円徳寺の庚申塔(墨田区墨田)
円徳寺は東武伊勢崎線鐘ヶ淵駅の北西にある曹洞宗の寺院。慶長18年(1613)の開山。江戸時代は墨田村だった地域である。江戸時代の切絵図にもたくさんの池が描かれているが、大正時代の地図を見ても沢山の池がある。それが昭和に入るとほとんどなくなっている。荒川が開削される以前は隅田川が大きく湾曲していた地域なので、度重なる氾濫によって池が多数出来たのだろうか。
円徳寺の境内に入ると、まず参道脇に宝篋印塔がある。基壇に安政4年(1857)仲夏に再興とある。塔身部分の裏側を見ると文化8年(1811)2月の紀年がある。文化8年は第8世住職が願主で、安政4年は第14世。50年足らずの間に6代も変わったのかとつまらぬ関心を持った。

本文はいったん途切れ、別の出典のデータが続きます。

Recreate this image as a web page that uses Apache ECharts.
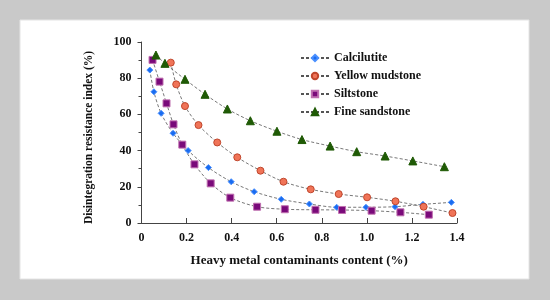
<!DOCTYPE html>
<html>
<head>
<meta charset="utf-8">
<script src="https://cdn.jsdelivr.net/npm/echarts@6/dist/echarts.min.js"></script>
<style>
  html, body { margin: 0; padding: 0; background: #c9c9c9; }
  #main { width: 550px; height: 300px; }
</style>
</head>
<body>
<div id="main"></div>
<script>
var calcilutite = [[0.037, 84.5], [0.055, 72.5], [0.087, 60.6], [0.14, 49.6], [0.207, 40], [0.297, 30.6],
  [0.398, 22.8], [0.50, 17.3], [0.62, 13.1], [0.745, 10.5], [0.866, 8.7], [0.996, 8.7], [1.125, 9.0],
  [1.249, 10.3], [1.375, 11.4]];
var yellowMudstone = [[0.13, 88.6], [0.154, 76.6], [0.193, 64.6], [0.253, 54.1], [0.336, 44.5], [0.425, 36.3],
  [0.528, 28.9], [0.63, 22.8], [0.751, 18.6], [0.875, 16.0], [1.001, 14.2], [1.127, 12.0], [1.252, 9.0],
  [1.38, 5.5]];
var siltstone = [[0.049, 90.1], [0.08, 78.1], [0.111, 66.1], [0.142, 54.5], [0.181, 43.3], [0.235, 32.4],
  [0.307, 21.9], [0.394, 14.0], [0.513, 9.0], [0.636, 7.6], [0.772, 7.3], [0.89, 7.2], [1.021, 6.8],
  [1.149, 5.9], [1.275, 4.6]];
var fineSandstone = [[0.064, 92.8], [0.104, 88.2], [0.193, 79.4], [0.282, 71.1], [0.381, 63.0], [0.483, 56.5],
  [0.601, 50.7], [0.712, 46.1], [0.837, 42.5], [0.955, 39.4], [1.081, 37.0], [1.204, 34.3], [1.344, 31.1]];

var font = 'Liberation Serif';
var chart = echarts.init(document.getElementById('main'));

function line(name, data, symbol, size, color, border) {
  return {
    name: name,
    type: 'line',
    data: data,
    smooth: 0.3,
    symbol: symbol,
    symbolSize: size,
    lineStyle: { color: '#555', width: 0.8, type: [3, 2] },
    itemStyle: { color: color, borderColor: border, borderWidth: 1, opacity: 1 },
    z: 3
  };
}

var option = {
  backgroundColor: '#c9c9c9',
  animation: false,
  graphic: [{
    type: 'rect',
    shape: { x: 20, y: 20, width: 509, height: 259 },
    style: { fill: '#fff', stroke: '#e4e4e4', lineWidth: 1 },
    z: -10
  }],
  grid: { left: 141.5, right: 93, top: 42, bottom: 77 },
  legend: {
    orient: 'vertical',
    left: 295,
    top: 47,
    itemWidth: 28,
    itemHeight: 8,
    itemGap: 6,
    textStyle: { fontFamily: font, fontWeight: 'bold', fontSize: 12, color: '#111' },
    data: ['Calcilutite', 'Yellow mudstone', 'Siltstone', 'Fine sandstone']
  },
  xAxis: {
    type: 'value',
    min: 0,
    max: 1.4,
    interval: 0.2,
    name: 'Heavy metal contaminants content (%)',
    nameLocation: 'middle',
    nameGap: 31,
    nameTextStyle: { fontFamily: font, fontWeight: 'bold', fontSize: 13, color: '#111' },
    axisLine: { lineStyle: { color: '#444', width: 1 } },
    axisTick: { inside: true, length: 5, lineStyle: { color: '#444' } },
    splitLine: { show: false },
    axisLabel: {
      margin: 9,
      fontFamily: font, fontWeight: 'bold', fontSize: 12, color: '#111',
      formatter: function (v) { return v === 0 ? '0' : v.toFixed(1); }
    }
  },
  yAxis: {
    type: 'value',
    min: 0,
    max: 100,
    interval: 20,
    name: 'Disintegration resistance index (%)',
    nameLocation: 'middle',
    nameGap: 46,
    nameTextStyle: { fontFamily: font, fontWeight: 'bold', fontSize: 11.5, color: '#111', padding: [0, 10, 0, 0] },
    axisLine: { show: true, lineStyle: { color: '#444', width: 1 } },
    axisTick: { show: true, length: 4, lineStyle: { color: '#444' } },
    minorTick: { show: true, splitNumber: 2, length: 3, lineStyle: { color: '#444' } },
    splitLine: { show: false },
    axisLabel: { margin: 10, fontFamily: font, fontWeight: 'bold', fontSize: 12, color: '#111' }
  },
  series: [
    line('Calcilutite', calcilutite, 'diamond', 6, '#1a6cf0', '#4a90ff'),
    line('Yellow mudstone', yellowMudstone, 'circle', 7, '#f07458', '#c0462c'),
    line('Siltstone', siltstone, 'rect', 7, '#7a0a7a', '#c070b0'),
    line('Fine sandstone', fineSandstone, 'triangle', 8, '#1f5a05', '#1f5a05')
  ]
};
chart.setOption(option);
</script>
</body>
</html>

円徳寺の主役ともいえるのがこの阿弥陀如来像の庚申塔である。舟型光背型で台石に三猿が陽刻されている。造立年は寛文12年(1672)11月と古く、尊像脇には「奉造立庚申待供養現當二世安樂所 敬白」と刻まれているほか、その下には27人の願主名が書かれていた。とても素晴らしい庚申阿弥陀蔵である。